A politically diverse group of supes—Matt Dorsey, Jackie Fielder, Myrna Melgar, Danny Sauter, and Walton—all support the Mahmood bill.
And of course, there’s the larger issue that Lurie has not budgeted the Prop. I money that’s supposed to go for affordable housing, and is instead pushing for more temporary shelters, which most advocates for the unhoused community agree is not a real solution.
That discussion begins right at the start of the board meeting, at 2pm.
The full board will also consider extending by another six months the mayor’s authority to ask rich people for money for anything he can describe as aiding “the economic revitalization of San Francisco.”
The vote will come just as the supes are issuing subpoenas to the leaders of the SF Parks Alliance, which played a key role in the corruption scandal that led to the law banning “behested payments,” which the mayor now wants in effect repealed.
The Police Commission will elect new leaders Wednesday/11—and it’s a critical time for the seven-member panel (although only six are currently seated; there’s a vacancy).
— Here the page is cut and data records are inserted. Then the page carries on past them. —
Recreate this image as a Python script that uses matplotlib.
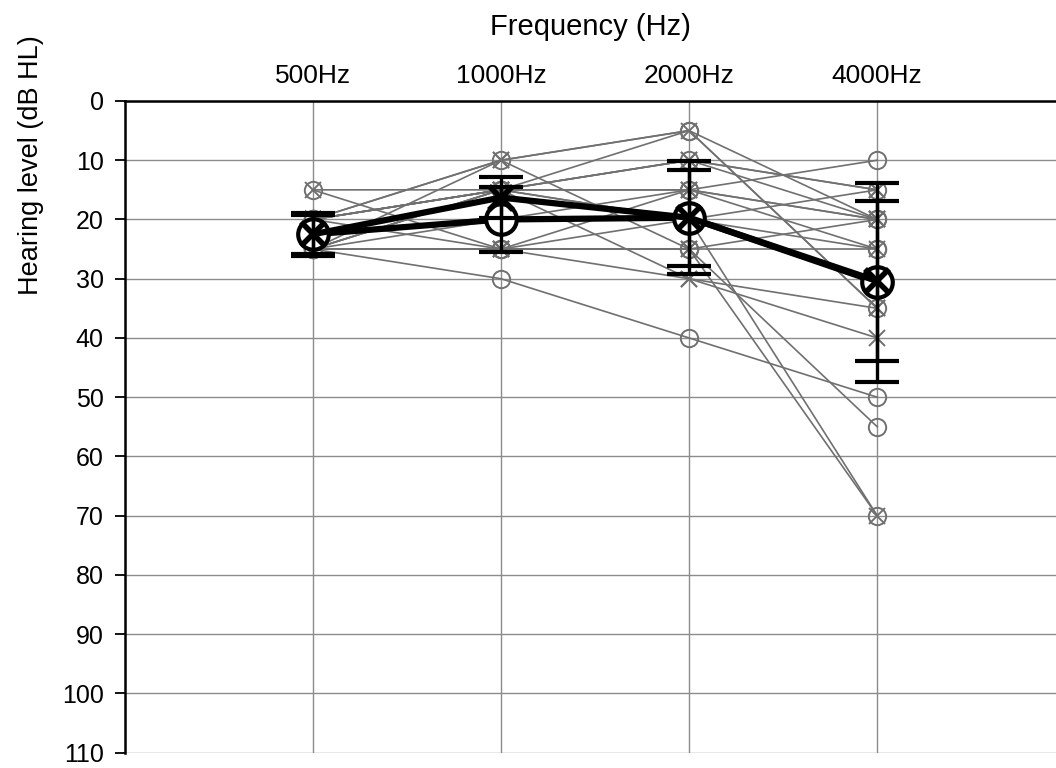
import numpy as np
import matplotlib.pyplot as plt

plt.rcParams['font.family'] = ['Liberation Sans', 'DejaVu Sans']

freqs = ['500Hz', '1000Hz', '2000Hz', '4000Hz']
xpos = [1, 2, 3, 4]

# individual ears (dB HL at 500, 1000, 2000, 4000 Hz)
right_ears = [
    [15, 15, 10, 20],
    [20, 10, 5, 20],
    [20, 15, 15, 25],
    [25, 20, 15, 10],
    [25, 25, 25, 55],
    [25, 30, 40, 50],
    [20, 15, 5, 35],
    [25, 25, 20, 70],
    [20, 15, 20, 15],
    [25, 25, 25, 25],
]
left_ears = [
    [15, 25, 15, 20],
    [20, 10, 5, 35],
    [20, 15, 10, 15],
    [25, 15, 30, 40],
    [25, 25, 25, 70],
    [20, 15, 15, 20],
    [25, 15, 20, 25],
    [20, 25, 30, 35],
    [25, 15, 10, 15],
    [25, 10, 25, 20],
]

# group means and error bars
right_mean = [22.5, 20.0, 19.7, 30.6]
right_err = [3.6, 5.5, 9.5, 16.8]
left_mean = [22.5, 16.3, 19.7, 30.4]
left_err = [3.3, 3.4, 8.1, 13.5]

grey = '#707070'

fig = plt.figure(figsize=(10.56, 7.68), dpi=100)
ax = fig.add_axes([0.118, 0.02, 0.882, 0.8485])

for s in right_ears:
    ax.plot(xpos, s, color=grey, lw=1.2, marker='o', ms=12.5, mfc='none',
            mec=grey, mew=1.4, zorder=2)
for s in left_ears:
    ax.plot(xpos, s, color=grey, lw=1.2, marker='x', ms=12, mec=grey,
            mew=1.4, zorder=2)

ax.errorbar(xpos, right_mean, yerr=right_err, fmt='none', ecolor='black',
            elinewidth=2.4, capsize=16, capthick=3, zorder=6)
ax.errorbar(xpos, left_mean, yerr=left_err, fmt='none', ecolor='black',
            elinewidth=2.4, capsize=16, capthick=3, zorder=6)

ax.plot(xpos, right_mean, color='black', lw=4.5, marker='o', ms=22,
        mfc='white', mec='black', mew=3, zorder=5)
ax.plot(xpos, left_mean, color='black', lw=4.5, marker='x', ms=17,
        mec='black', mew=4, zorder=5)

ax.set_xlim(0, 4.95)
ax.set_ylim(110, 0)
ax.set_yticks(np.arange(0, 111, 10))
ax.set_xticks(xpos)
ax.set_xticklabels(freqs)
ax.xaxis.tick_top()
ax.xaxis.set_label_position('top')
ax.tick_params(axis='x', length=0, pad=9, labelsize=19)
ax.tick_params(axis='y', direction='out', length=7, width=1.3, pad=8,
               labelsize=18)
ax.set_xlabel('Frequency (Hz)', fontsize=21, labelpad=21)
ax.set_ylabel('Hearing level (dB HL)', fontsize=19.5)
ax.yaxis.set_label_coords(-0.087, 0.902)

ax.grid(True, color='#8c8c8c', lw=1.0)
ax.set_axisbelow(True)
for sp in ['right', 'bottom']:
    ax.spines[sp].set_visible(False)
ax.spines['top'].set_linewidth(1.8)
ax.spines['left'].set_linewidth(1.8)

fig.savefig('out.png', dpi=100)
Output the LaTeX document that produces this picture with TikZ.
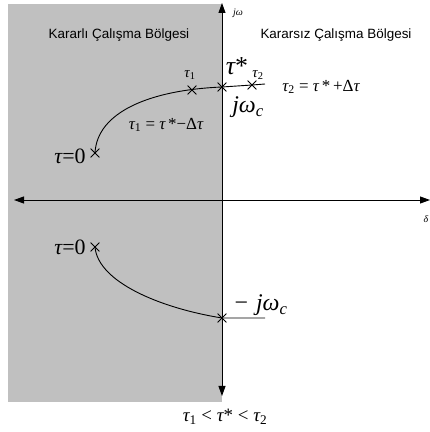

The commission, under its next president, will lead the search for a new police chief now that Bill Scott has resigned to take a job in LA.
The mayor appoints four of the commission members, and the supes appoint three.
The current president, Cindy Elias, was appointed by the supes, and won the top job after Commissioner Max Carter-Oberstone, a mayoral appointee, broke ranks and voted for her. That was the beginning of an effort by former Mayor London Breed and later Lurie to kick Carter-Oberstone off the panel.
Now the mayor’s appointees have a 4-2 majority, so it’s likely one of them will be the next president—which was part of what Lurie wanted when he ousted Carter-Oberstone. If, as expected, a mayoral ally becomes the next commission president, Lurie will have a lot more say in who becomes the next chief.
In theory, the commission does a national search and selects three finalists, and the mayor hires one of them. In practice, if the mayor controls the commission, he controls the list.